La désertion des fonds d'investissement traditionnels pourrait-elle être compensée par l'arrivée de nouveaux investisseurs ? Dans quelle mesure ?

Les investisseurs étrangers sont avant tout désorientés par les revirements de la politique gouvernementale et le manque de flexibilité sur le marché de l'emploi. On le voit déjà dans différents domaines, les fonds du Moyen-Orient, asiatiques et notamment chinois pénètrent profondément le marché français. Ils ciblent d'ailleurs avant tout, les composantes les plus connues de l'image de la France à l'étranger ; les produits de luxe, les vins et spiritueux, l'hôtellerie et les grands magasins. Ces investisseurs sont relativement nouveaux sur le marché européen et il est particulièrement compliqué de savoir où ils s'arrêteront. Les fonds souverains de nouveaux pays de la péninsule arabique comme les fonds qataris et des Émirats ont profondément impacté le marché français. Le rachat du Printemps, l'emblématique grand magasin du boulevard Haussmann par un fonds qatari illustre parfaitement cette tendance.
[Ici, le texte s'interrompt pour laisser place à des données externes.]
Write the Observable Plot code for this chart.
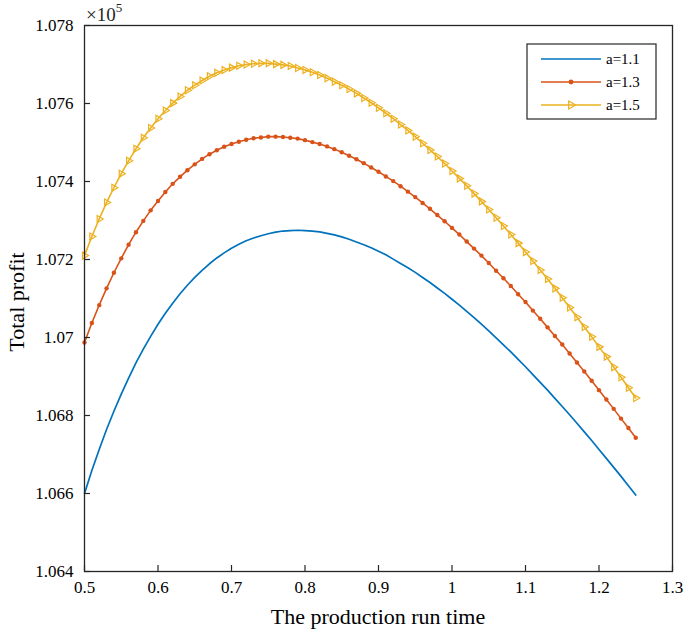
<!DOCTYPE html>
<html><head><meta charset="utf-8">
<script src="https://cdn.jsdelivr.net/npm/d3@7"></script>
<script src="https://cdn.jsdelivr.net/npm/@observablehq/plot@0.6"></script>
<style>
body{margin:0;background:#fff;}
#chart{width:685px;height:636px;}
#chart svg, #chart svg text{font-family:'Liberation Serif','Times New Roman',serif !important;}
</style></head><body><div id="chart"></div>
<script>
// Production run time (x)
const runTime = [0.50,0.51,0.52,0.53,0.54,0.55,0.56,0.57,0.58,0.59,0.60,0.61,0.62,0.63,0.64,0.65,0.66,0.67,0.68,0.69,0.70,0.71,0.72,0.73,0.74,0.75,0.76,0.77,0.78,0.79,0.80,0.81,0.82,0.83,0.84,0.85,0.86,0.87,0.88,0.89,0.90,0.91,0.92,0.93,0.94,0.95,0.96,0.97,0.98,0.99,1.00,1.01,1.02,1.03,1.04,1.05,1.06,1.07,1.08,1.09,1.10,1.11,1.12,1.13,1.14,1.15,1.16,1.17,1.18,1.19,1.20,1.21,1.22,1.23,1.24,1.25];
// Total profit (x 10^5), a = 1.1
const profitA11 = [1.06600,1.06659,1.06713,1.06764,1.06811,1.06855,1.06896,1.06935,1.06970,1.07003,1.07034,1.07062,1.07088,1.07112,1.07134,1.07154,1.07172,1.07189,1.07204,1.07217,1.07229,1.07239,1.07248,1.07255,1.07261,1.07266,1.07270,1.07273,1.07274,1.07275,1.07274,1.07273,1.07271,1.07267,1.07263,1.07258,1.07252,1.07245,1.07238,1.07230,1.07221,1.07212,1.07201,1.07190,1.07179,1.07167,1.07154,1.07141,1.07127,1.07113,1.07098,1.07083,1.07067,1.07051,1.07034,1.07017,1.06999,1.06981,1.06963,1.06944,1.06925,1.06905,1.06885,1.06865,1.06844,1.06823,1.06802,1.06780,1.06758,1.06736,1.06713,1.06690,1.06667,1.06644,1.06620,1.06596];
// a = 1.3
const profitA13 = [1.06987,1.07037,1.07083,1.07126,1.07166,1.07203,1.07238,1.07270,1.07299,1.07326,1.07350,1.07373,1.07394,1.07412,1.07429,1.07444,1.07458,1.07470,1.07480,1.07489,1.07496,1.07502,1.07507,1.07511,1.07513,1.07515,1.07515,1.07514,1.07512,1.07510,1.07506,1.07501,1.07496,1.07490,1.07483,1.07475,1.07466,1.07457,1.07447,1.07436,1.07425,1.07413,1.07401,1.07388,1.07374,1.07360,1.07345,1.07330,1.07314,1.07298,1.07281,1.07264,1.07246,1.07228,1.07210,1.07191,1.07171,1.07152,1.07132,1.07111,1.07091,1.07069,1.07048,1.07026,1.07004,1.06982,1.06959,1.06936,1.06913,1.06889,1.06865,1.06841,1.06817,1.06792,1.06768,1.06743];
// a = 1.5
const profitA15 = [1.07210,1.07259,1.07304,1.07346,1.07384,1.07420,1.07453,1.07484,1.07512,1.07537,1.07561,1.07582,1.07601,1.07618,1.07634,1.07647,1.07659,1.07670,1.07679,1.07686,1.07692,1.07697,1.07700,1.07702,1.07703,1.07703,1.07701,1.07699,1.07696,1.07691,1.07686,1.07680,1.07673,1.07665,1.07656,1.07647,1.07637,1.07626,1.07614,1.07602,1.07589,1.07575,1.07561,1.07546,1.07531,1.07515,1.07498,1.07481,1.07464,1.07446,1.07427,1.07408,1.07389,1.07369,1.07349,1.07328,1.07307,1.07286,1.07264,1.07242,1.07219,1.07196,1.07173,1.07150,1.07126,1.07102,1.07077,1.07052,1.07027,1.07002,1.06976,1.06951,1.06924,1.06898,1.06871,1.06845];
const seriesNames = ["a=1.1","a=1.3","a=1.5"];
const seriesColors = ["#0072BD","#D95319","#EDB120"];
const xTicks = [0.5,0.6,0.7,0.8,0.9,1.0,1.1,1.2,1.3];
const yTicks = [1.064,1.066,1.068,1.070,1.072,1.074,1.076,1.078];
const xLabel = "The production run time";
const yLabel = "Total profit";
const exponent = "5";

const W = 685, H = 636, mL = 84, mR = 13, mT = 25, mB = 65;
const plotW = W - mL - mR, plotH = H - mT - mB;
const FONT = "Liberation Serif";
const fmt = d => String(+d.toFixed(3));
const toRows = ys => runTime.map((t, i) => ({t, p: ys[i]}));
const d11 = toRows(profitA11), d13 = toRows(profitA13), d15 = toRows(profitA15);
const axisColor = "#262626";

const svg = Plot.plot({
  width: W, height: H,
  marginLeft: mL, marginRight: mR, marginTop: mT, marginBottom: mB,
  style: {fontFamily: FONT, fontSize: "17px", color: axisColor, background: "#fff"},
  x: {domain: [xTicks[0], xTicks[xTicks.length - 1]]},
  y: {domain: [yTicks[0], yTicks[yTicks.length - 1]]},
  marks: [
    Plot.line(d11, {x: "t", y: "p", stroke: seriesColors[0], strokeWidth: 1.7}),
    Plot.line(d13, {x: "t", y: "p", stroke: seriesColors[1], strokeWidth: 1.6}),
    Plot.dot(d13, {x: "t", y: "p", r: 2.2, fill: seriesColors[1], stroke: "none"}),
    Plot.line(d15, {x: "t", y: "p", stroke: seriesColors[2], strokeWidth: 1.6}),
    Plot.dot(d15, {x: "t", y: "p", symbol: "triangle", rotate: 90, r: 2.6, fill: "none", stroke: seriesColors[2], strokeWidth: 1.2}),
    Plot.tickX(xTicks, {x: d => d, insetTop: plotH - 6, stroke: axisColor, strokeWidth: 1.2}),
    Plot.tickY(yTicks, {y: d => d, insetRight: plotW - 6, stroke: axisColor, strokeWidth: 1.2}),
    Plot.frame({stroke: axisColor, strokeWidth: 1.3}),
    Plot.axisX({ticks: xTicks, tickSize: 0, tickPadding: 9, tickFormat: fmt, label: null, fontSize: 17, fontFamily: FONT, fill: "#000"}),
    Plot.axisY({ticks: yTicks, tickSize: 0, tickPadding: 11, tickFormat: fmt, label: null, fontSize: 17, fontFamily: FONT, fill: "#000"})
  ]
});
document.getElementById("chart").appendChild(svg);

const s = d3.select(svg);
// axis labels
s.append("text").attr("x", mL + plotW / 2).attr("y", 624)
  .attr("text-anchor", "middle").style("font-size", "22px")
  .attr("fill", "#000").text(xLabel);
s.append("text").attr("transform", `translate(24,${mT + plotH / 2 + 4}) rotate(-90)`)
  .attr("text-anchor", "middle").style("font-size", "22px")
  .attr("fill", "#000").text(yLabel);
// exponent
const ex = s.append("text").attr("x", mL + 2).attr("y", 21).attr("text-anchor", "start")
  .style("font-size", "19px").attr("fill", axisColor);
ex.append("tspan").text("\u00D710");
ex.append("tspan").attr("dy", -9).style("font-size", "13px").text(exponent);

// legend
const lg = s.append("g").style("font-size", "15px").attr("text-anchor", "start");
lg.append("rect").attr("x", 527).attr("y", 44).attr("width", 129).attr("height", 75)
  .attr("fill", "#fff").attr("stroke", axisColor).attr("stroke-width", 1.2);
seriesNames.forEach((name, i) => {
  const y = 59 + i * 23;
  lg.append("line").attr("x1", 541).attr("x2", 601).attr("y1", y).attr("y2", y)
    .attr("stroke", seriesColors[i]).attr("stroke-width", 1.6);
  if (i === 1) lg.append("circle").attr("cx", 571).attr("cy", y).attr("r", 2.4).attr("fill", seriesColors[i]);
  if (i === 2) lg.append("path").attr("d", d3.symbol(d3.symbolTriangle, 28)())
    .attr("transform", `translate(571,${y}) rotate(90)`).attr("fill", "none")
    .attr("stroke", seriesColors[i]).attr("stroke-width", 1.2);
  lg.append("text").attr("x", 606).attr("y", y).attr("dy", "0.35em").attr("text-anchor", "start").attr("fill", "#000").text(name);
});
</script></body></html>
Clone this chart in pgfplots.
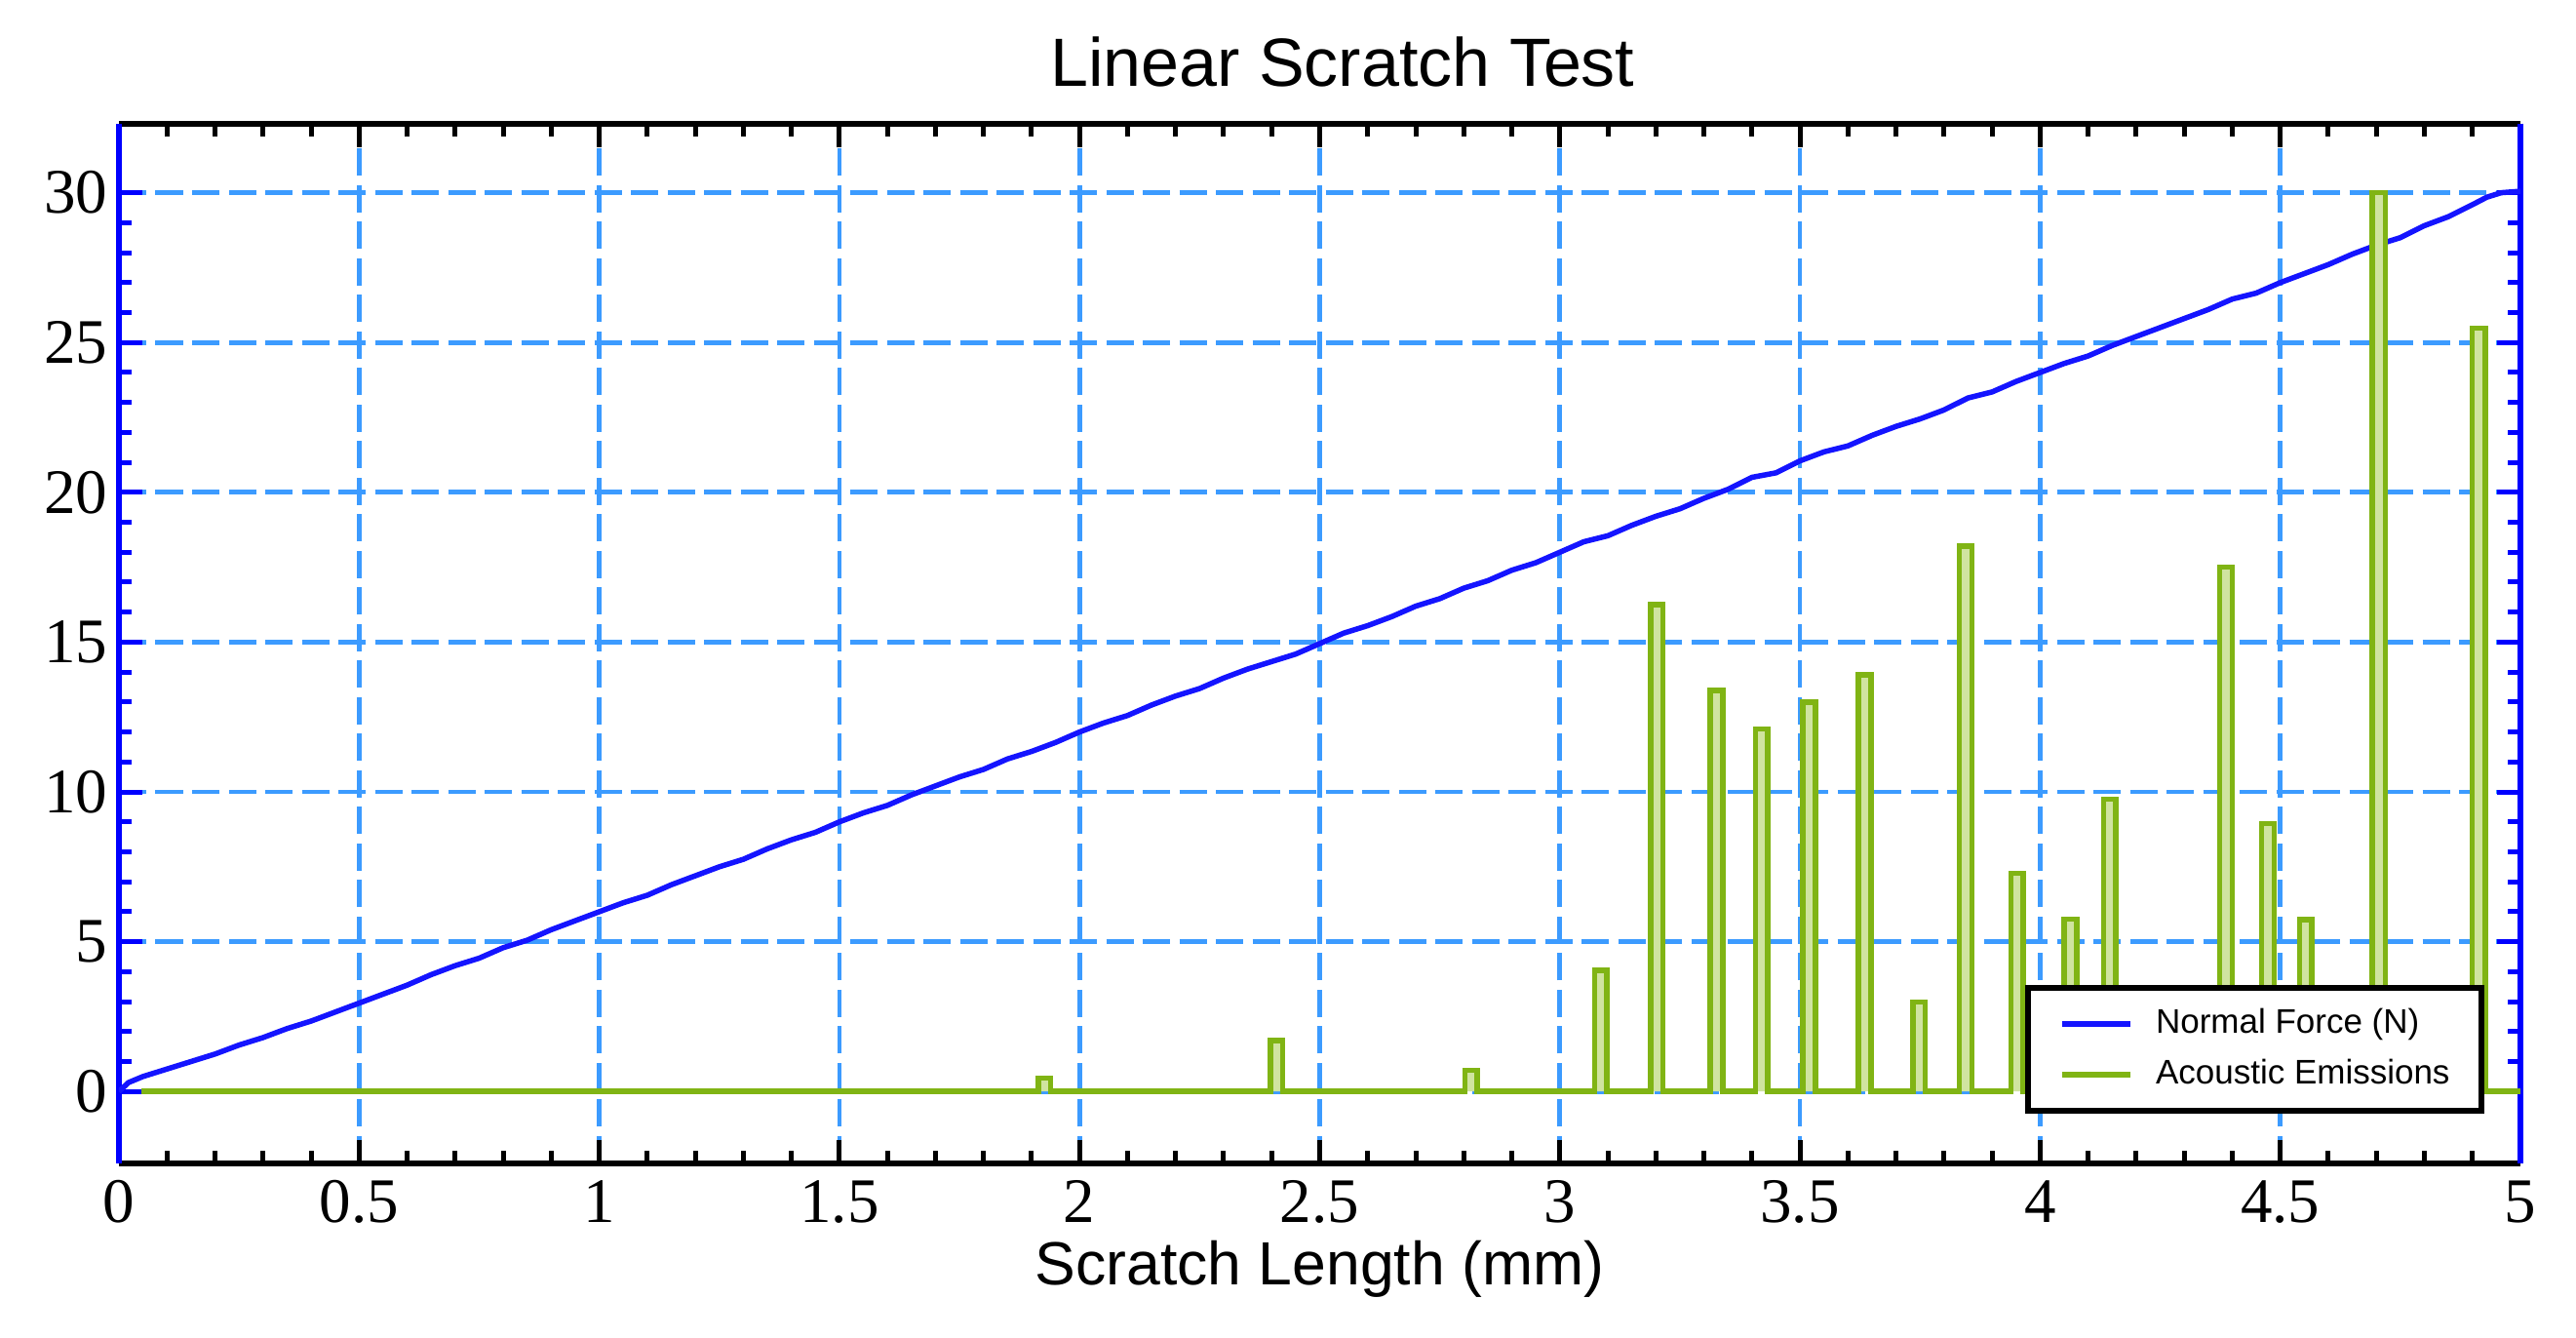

Néanmoins il faudrait plutôt voir la complémentarité de ces nouveaux investisseurs, venus souvent de pays émergents, au lieu d'essayer de les opposer ou de les faire remplacer les investisseurs traditionnels. Un mix des investisseurs serait un gage de réussite et de pérennité !

Que trouvent les fonds d'investissement en Angleterre – par exemple – qu'ils ne trouvent pas en France ?

Ils trouvent un pays voisin, et notamment une ville [Londres], qui leur déroule le tapis rouge, les incite à investir, un marché du travail plus souple, moins rigide, une stabilité fiscale et surtout ils ne sont ni dénigrés ni stigmatisés. Il ne faut pas négliger l'aspect psychologique, beaucoup de fonds d'investissements se sentant peu considérés en France.
Par ailleurs, les investisseurs recherchent aussi avant tout un environnement politique accueillant, doté d'un cadre juridique stable, fiscalement attractif et une certaine sérénité et confiance qui font cruellement défaut en France.

La France peut-elle séduire à nouveau les fonds d'investissement ? Comment ? Cette "reconquête" serait-elle pérenne ?

Oui, dans cette compétition mondiale pour reconquérir les faveurs des fonds d'investissement il est essentiel de mener les réformes structurelles nécessaires. Il n'y a qu'avec le courage politique de prendre les mesures volontaristes qui s'imposent, que la France renouera avec la compétitivité. Ce combat ne se gagnera pas du jour au lendemain car il faut du temps pour regagner la confiance.
A quelques mois des élections européennes, la France doit plus que jamais retrouver son rôle de locomotive de l'Union européenne et pousser les chantiers de l'harmonisation fiscale (des entreprises, de la TVA) et du marché du travail plutôt qu'apparaitre à la traîne derrière l'Allemagne et le Royaume-Uni.